Con la Siria nel cuore, ospiti alla Madonna Incoronata

Da un anno, la famiglia Kaddah abita nell'appartamento che la parrocchia della Madonna Incoronata ha messo a disposizione per l'accoglienza dei migranti. È iniziata così l’accoglienza, prima a Tavo di Vigodarzere e poi alla Madonna Incoronata dove la famiglia ha ricostruito, passo dopo passo, la quotidianità grazie ai volontari della Caritas parrocchiale.

Con la Siria nel cuore, ospiti alla Madonna Incoronata

Il telefonino acceso le sta sempre accanto. La fa sentire più sicura che tutto “a casa” stia andando bene. I suoi genitori in Turchia con i fratelli più giovani. Sua sorella rimasta ad Aleppo. Gli altri chissà dove in Siria, sotto le bombe, privi di libertà.
Nour Aspero Kaddah ha 29 anni e con il marito, Muhannad, e la loro bambina Sham di cinque anni – che in arabo significa Damasco, la capitale dalla storia millenaria, dalle origini mesopotamiche, una delle più antiche città al mondo – abita da circa un anno nel piccolo appartamento che la parrocchia cittadina della Madonna Incoronata, in accordo con la Caritas diocesana, ha messo loro a disposizione per l’accoglienza temporanea di migranti in collaborazione con la cooperativa Villaggio globale. 

Nour e Muhannad, da pochi mesi entrati a far parte dello Sprar, il programma di protezione e inserimento dei rifugiati, vengono da Latakia, Laodicea per noi occidentali, il più importante porto della Siria, a pochi chilometri dal confine con la Turchia. Lì nel 2012 la vita aveva il suo giro: Muhannad era commercialista e a Nour mancavano pochi esami per laurearsi in inglese. «All’inizio i giovani cercarono di cambiare il regime di Bashar al-Assad, ma poi iniziarono i rastrellamenti per strada. I miei cugini sono stati catturati, torturati e affamati in prigione. Uno di loro, scarcerato dopo due anni soltanto per le sue precarie condizioni di salute, è morto subito dopo aver riabbracciato la figlia». Nour racconta nel suo inglese corretto e lascia trapelare l’emozione. Non riesce a dimenticare e la narrazione serve a riprendere il filo con il passato, a non scordare da dove sono partiti.

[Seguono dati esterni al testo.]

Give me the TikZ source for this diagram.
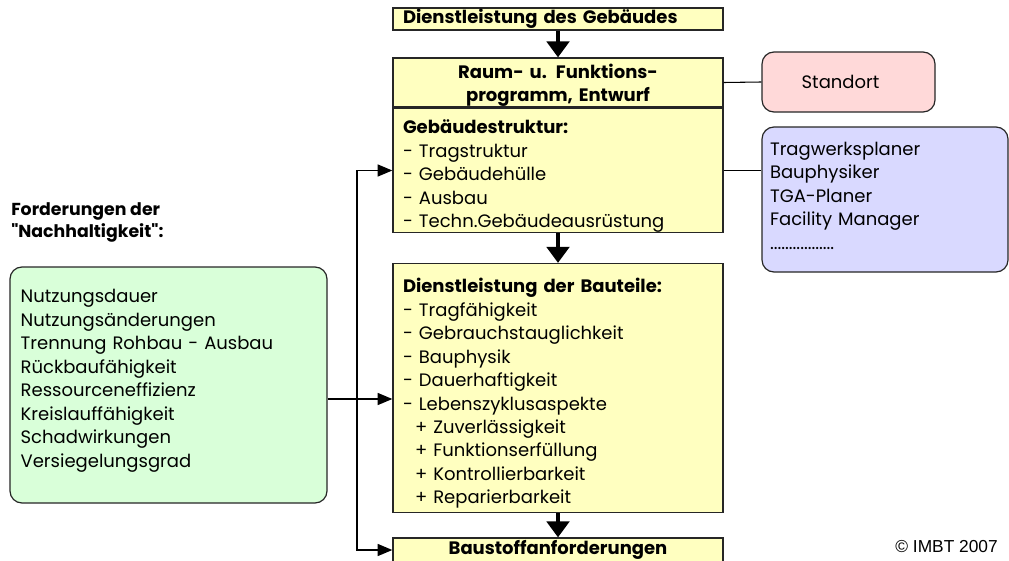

«Avevamo paura di camminare per strada, perché i soldati ammazzavano chiunque. La mia famiglia, una notte sotto i bombardamenti, è fuggita in Turchia: il rischio era che mio fratello venisse arruolato nell’esercito di Assad». Nel 2012 Nour incinta e Muhannad decidono di andarsene negli Emirati arabi dove è nata Sham. «Ogni giorno procastinavamo il ritorno, perché la guerra si faceva sempre più dura. Volevamo riunirci con la mia famiglia, ma le frontiere turche erano blindate. Decidemmo di andare in Svezia dove c'erano molti altri siriani».

L’Italia non era neppure lontanamente contemplata, ma dopo sei mesi trascorsi a Malmoe, il governo svedese, in base alla convenzione di Dublino, rispedì Muhannad, Nour e Sham a Venezia, dove avevano soltanto cambiato l’aereo preso ad Abu Dhabi. «Per due mesi io e mio marito siamo stati separati e collocati in strutture diverse. Piangevo sempre, ero sola con una bambina piccola e nessuno credeva che fossimo una famiglia. Mi sentivo deportata, chiusa in gabbia senza una casa dove proteggere Sham. Solo con l’aiuto di Samer di Villaggio globale siamo riusciti a ottenere i documenti e a ritornare tutti insieme».

È iniziata così l’accoglienza, prima a Tavo di Vigodarzere e poi alla Madonna Incoronata dove la famiglia ha ricostruito, passo dopo passo, la quotidianità grazie ai volontari della Caritas parrocchiale.

«Con Nour siamo amiche – racconta Mariella Sanzari – e per Sham sono come una “baba”, una nonna: è impossibile non prenderseli tutti e tre a cuore, sono speciali. Al compleanno di Sham siamo stati invitati e siamo stati presentati ai loro amici siriani. L’accoglienza, non so davvero a chi stia facendo meglio».

Dalla piccola casa accanto al centro parrocchiale, la mattina Sham viene accompagnata alla scuola dell’infanzia comunale Collodi dalla mamma che poi si reca al corso d'italiano, mentre Muhannad parte presto: lavora con un connazionale titolare di un banco ambulante e gira i comuni padovani in mezzo alla nebbia e a quel freddo che prima non conosceva. La sera il commercialista segue il corso d’italiano per migranti del Vides Veneto in riviera San Benedetto. Ma il sogno resta sempre lo stesso. Tornare a casa, in pace, in Siria.